The Indian government follows a similar parameter basis, but with slight variations in the range and publishes the National Air Quality Index (NAQI) for major Urban zones across the country. The government has launched an app “SAMEER” to provide hourly updates on the NAQI recorder across different monitoring stations in selective cities. The World Health Organization has recognized the urgent need to adopt mitigation steps in India, as the carbon concentrated atmosphere possesses a major threat leading to severe health hazards for the general public, majorly respiratory issues and deaths due to high air pollution. In 2015, an official study recorder 3280 premature deaths pertaining to the fatalities associated with ozone and particulate matter concentration. India’s major cities, New Delhi, Chandigarh, Mumbai, Bangalore, Hyderabad, Chennai etc. have reported alarming rise in fuel combustion. Recent report of the Central Pollution Control Bureau suggests that particulate matter concentration is the biggest concern in Agra, Ahmedabad, Chandrapur, Delhi, Faridabad, Hyderabad, Mumbai, Muzaffarpur, Patna, Pune and Varanasi. Whereas, Carbon Monoxide dominates Bangalore, Chennai, Kanpur, Lucknow and Navi Mumbai.
In the U.S.A., counties are more grappled by the polluted air. According to the American Lung Association, nearly 22.8 million people i.e. (7.1%) in the United States live in counties with unhealthy year-round levels of particle pollution. Cities like Bakersfield in California, Houston in Texas, top the chart of AQI with alarming figure of particulate matter.
Coal is one of the most abundantly used fossil fuel for the purpose of generation of power and heat in India and America. Even though new renewable, eco-friendly resources are evolving, coal still remains majorly irreplaceable for mass production. Coal combustion also amounts for the highest carbon emissions as seen in the table above. It either needs to mitigate through modifying the existing usage of coal and other fuels or gradual shift toward newer resources operating in the entire country. In U.S., power plants are the largest stationary source of carbon emissions. The electric sector contributed 40% of all energy related carbon dioxide release in 2013. Hence, taking steps to reduce the pollution by improving the electricity generation process would be highly beneficial. The strong federal system of U.S. has been proving helpful to formulate ground-level plans with governors and policy makers playing major role.

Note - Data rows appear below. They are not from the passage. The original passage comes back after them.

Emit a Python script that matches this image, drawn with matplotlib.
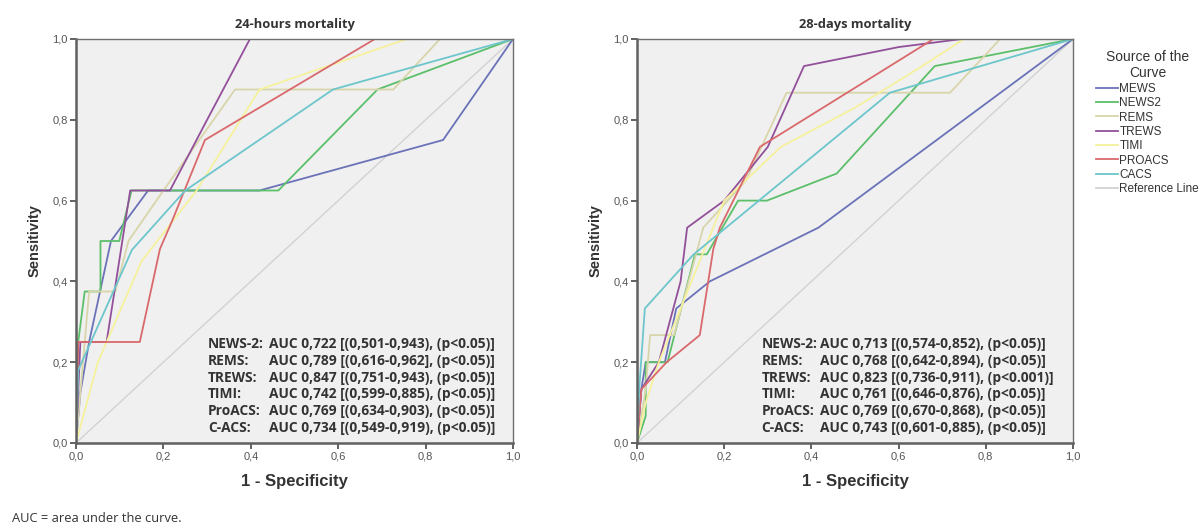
import matplotlib
matplotlib.use("Agg")
import matplotlib.pyplot as plt
from matplotlib.lines import Line2D

# ---------------- data ----------------
series_names = ["MEWS", "NEWS2", "REMS", "TREWS", "TIMI", "PROACS", "CACS"]
series_colors = ["#6a72b8", "#5cbf6a", "#d9d5aa", "#93509a", "#f6f19c", "#d9696c", "#6cc6cc"]
ref_color = "#d2d2d2"

# 24-hours mortality (1 - specificity, sensitivity)
h24_MEWS_x = [0, 0.01, 0.03, 0.08, 0.165, 0.42, 0.84, 1]
h24_MEWS_y = [0, 0.125, 0.25, 0.5, 0.625, 0.625, 0.75, 1]
h24_NEWS2_x = [0, 0.005, 0.02, 0.056, 0.056, 0.099, 0.127, 0.463, 0.69, 1]
h24_NEWS2_y = [0, 0.25, 0.375, 0.375, 0.5, 0.5, 0.625, 0.625, 0.875, 1]
h24_REMS_x = [0, 0.02, 0.03, 0.09, 0.12, 0.2, 0.364, 0.726, 0.833, 1]
h24_REMS_y = [0, 0.25, 0.375, 0.375, 0.5, 0.625, 0.875, 0.875, 1, 1]
h24_TREWS_x = [0, 0.01, 0.07, 0.124, 0.215, 0.3, 0.398, 1]
h24_TREWS_y = [0, 0.25, 0.25, 0.625, 0.625, 0.8, 1, 1]
h24_TIMI_x = [0, 0.05, 0.15, 0.276, 0.42, 0.757, 1]
h24_TIMI_y = [0, 0.2, 0.45, 0.625, 0.875, 1, 1]
h24_PROACS_x = [0, 0.005, 0.146, 0.192, 0.22, 0.295, 0.684, 1]
h24_PROACS_y = [0, 0.25, 0.25, 0.48, 0.55, 0.75, 1, 1]
h24_CACS_x = [0, 0.005, 0.128, 0.25, 0.588, 1]
h24_CACS_y = [0, 0.18, 0.478, 0.625, 0.875, 1]

# 28-days mortality
d28_MEWS_x = [0, 0.01, 0.02, 0.064, 0.09, 0.167, 0.416, 1]
d28_MEWS_y = [0, 0.133, 0.2, 0.2, 0.333, 0.4, 0.533, 1]
d28_NEWS2_x = [0, 0.02, 0.02, 0.07, 0.133, 0.16, 0.232, 0.298, 0.458, 0.683, 1]
d28_NEWS2_y = [0, 0.067, 0.2, 0.2, 0.467, 0.467, 0.6, 0.6, 0.667, 0.933, 1]
d28_REMS_x = [0, 0.02, 0.03, 0.085, 0.152, 0.25, 0.343, 0.718, 0.833, 1]
d28_REMS_y = [0, 0.133, 0.267, 0.267, 0.533, 0.65, 0.867, 0.867, 1, 1]
d28_TREWS_x = [0, 0.01, 0.05, 0.1, 0.115, 0.2, 0.3, 0.383, 0.6, 0.745, 1]
d28_TREWS_y = [0, 0.133, 0.2, 0.4, 0.533, 0.6, 0.733, 0.933, 0.98, 1, 1]
d28_TIMI_x = [0, 0.02, 0.05, 0.1, 0.15, 0.2, 0.33, 0.5, 0.65, 0.75, 1]
d28_TIMI_y = [0, 0.1, 0.2, 0.333, 0.467, 0.6, 0.733, 0.83, 0.93, 1, 1]
d28_PROACS_x = [0, 0.01, 0.068, 0.144, 0.175, 0.19, 0.282, 0.68, 1]
d28_PROACS_y = [0, 0.133, 0.2, 0.267, 0.48, 0.533, 0.733, 1, 1]
d28_CACS_x = [0, 0.005, 0.018, 0.13, 0.58, 1]
d28_CACS_y = [0, 0.133, 0.333, 0.467, 0.867, 1]

ticks = [0, 0.2, 0.4, 0.6, 0.8, 1.0]
tick_labels = ["0,0", "0,2", "0,4", "0,6", "0,8", "1,0"]

h24_labels = ["NEWS-2:", "REMS:", "TREWS:", "TIMI:", "ProACS:", "C-ACS:"]
h24_auc = ["AUC 0,722 [(0,501-0,943), (p<0.05)]",
           "AUC 0,789 [(0,616-0,962], (p<0.05)]",
           "AUC 0,847 [(0,751-0,943), (p<0.05)]",
           "AUC 0,742 [(0,599-0,885), (p<0.05)]",
           "AUC 0,769 [(0,634-0,903), (p<0.05)]",
           "AUC 0,734 [(0,549-0,919), (p<0.05)]"]
d28_labels = ["NEWS-2:", "REMS:", "TREWS:", "TIMI:", "ProACS:", "C-ACS:"]
d28_auc = ["AUC 0,713 [(0,574-0,852), (p<0.05)]",
           "AUC 0,768 [(0,642-0,894), (p<0.05)]",
           "AUC 0,823 [(0,736-0,911), (p<0.001)]",
           "AUC 0,761 [(0,646-0,876), (p<0.05)]",
           "AUC 0,769 [(0,670-0,868), (p<0.05)]",
           "AUC 0,743 [(0,601-0,885), (p<0.05)]"]

panels = [
    ("24-hours mortality",
     [(h24_MEWS_x, h24_MEWS_y), (h24_NEWS2_x, h24_NEWS2_y), (h24_REMS_x, h24_REMS_y),
      (h24_TREWS_x, h24_TREWS_y), (h24_TIMI_x, h24_TIMI_y), (h24_PROACS_x, h24_PROACS_y),
      (h24_CACS_x, h24_CACS_y)],
     h24_labels, h24_auc, 0.302, 0.442),
    ("28-days mortality",
     [(d28_MEWS_x, d28_MEWS_y), (d28_NEWS2_x, d28_NEWS2_y), (d28_REMS_x, d28_REMS_y),
      (d28_TREWS_x, d28_TREWS_y), (d28_TIMI_x, d28_TIMI_y), (d28_PROACS_x, d28_PROACS_y),
      (d28_CACS_x, d28_CACS_y)],
     d28_labels, d28_auc, 0.286, 0.42),
]

# ---------------- figure ----------------
fig = plt.figure(figsize=(12.04, 5.30), dpi=100)
fig.patch.set_facecolor("white")

axes_rects = [[76 / 1204, 1 - 443 / 530, 437 / 1204, 404 / 530],
              [637 / 1204, 1 - 443 / 530, 436 / 1204, 404 / 530]]

txt_font = "Open Sans"
for rect, (title, curves, labs, aucs, xl, xa) in zip(axes_rects, panels):
    ax = fig.add_axes(rect)
    ax.set_facecolor("#f0f0f0")
    ax.plot([0, 1], [0, 1], color=ref_color, lw=1.0, zorder=1)
    for (xs, ys), c in zip(curves, series_colors):
        ax.plot(xs, ys, color=c, lw=1.3, zorder=2)
    ax.set_xlim(0, 1)
    ax.set_ylim(0, 1)
    ax.set_xticks(ticks)
    ax.set_yticks(ticks)
    ax.set_xticklabels(tick_labels, family="Liberation Sans", fontsize=8, color="#555555")
    ax.set_yticklabels(tick_labels, family="Liberation Sans", fontsize=8, color="#555555")
    ax.tick_params(direction="out", length=4, width=1.3, color="#555555", pad=2)
    for s in ["left", "bottom"]:
        ax.spines[s].set_linewidth(1.8)
        ax.spines[s].set_color("#606060")
    for s in ["top", "right"]:
        ax.spines[s].set_linewidth(1.0)
        ax.spines[s].set_color("#707070")
    ax.set_title(title, family=txt_font, fontweight="bold", fontsize=9.3, color="#333333", pad=8)
    ax.set_xlabel("1 - Specificity", family="Liberation Sans", fontweight="bold", fontsize=12,
                  color="#333333", labelpad=9)
    ax.set_ylabel("Sensitivity", family="Liberation Sans", fontweight="bold", fontsize=10.5,
                  color="#333333", labelpad=8)
    y0 = 0.245
    dy = 0.0415
    for i, (l, a) in enumerate(zip(labs, aucs)):
        ax.text(xl, y0 - i * dy, l, transform=ax.transAxes, family=txt_font, fontweight="bold",
                fontsize=9.9, color="#333333", va="center", ha="left", zorder=5)
        ax.text(xa, y0 - i * dy, a, transform=ax.transAxes, family=txt_font, fontweight="bold",
                fontsize=9.9, color="#333333", va="center", ha="left", zorder=5)

# legend
handles = [Line2D([0], [0], color=c, lw=1.3) for c in series_colors]
handles.append(Line2D([0], [0], color=ref_color, lw=1.3))
leg = fig.legend(handles, series_names + ["Reference Line"],
                 title="Source of the\nCurve", loc="upper left",
                 bbox_to_anchor=(1088 / 1204, 1 - 42 / 530),
                 frameon=False, handlelength=1.8, handletextpad=0.15,
                 labelspacing=0.2, borderpad=0.2,
                 prop={"family": "Liberation Sans", "size": 8.5})
leg.get_title().set_fontfamily("Liberation Sans")
leg.get_title().set_fontsize(10)
leg.get_title().set_multialignment("center")
leg.get_title().set_color("#333333")
for t in leg.get_texts():
    t.set_color("#333333")

fig.text(12 / 1204, 1 - 519 / 530, "AUC = area under the curve.", family=txt_font,
         fontsize=9.3, color="#333333", va="center", ha="left")

fig.savefig("out.png", dpi=100, facecolor="white")
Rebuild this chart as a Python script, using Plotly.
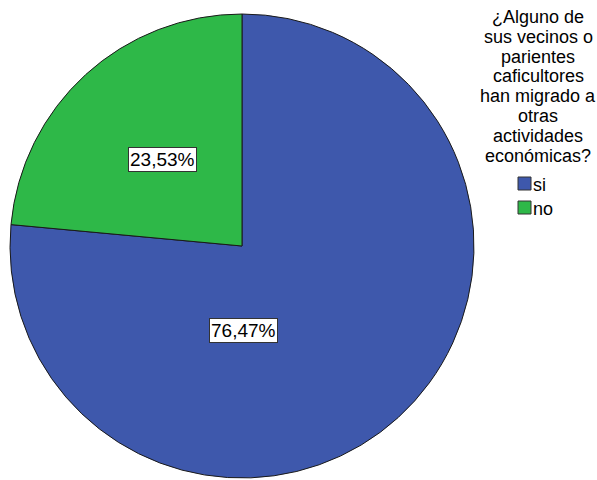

As a global participant and an abiding party of the Climate change agreement, India will also have to articulate its stance and initiatives more precisely not just with the western countries but also giving increasing importance to its eastern partners which includes Japan, China, Australia, ASEAN, and also Russia. Inventions and start-ups would be a welcoming move. Plus, the tools to monitor the emissions need to be more up-to date, as one cannot rely on obsolete data to bring about policy changes.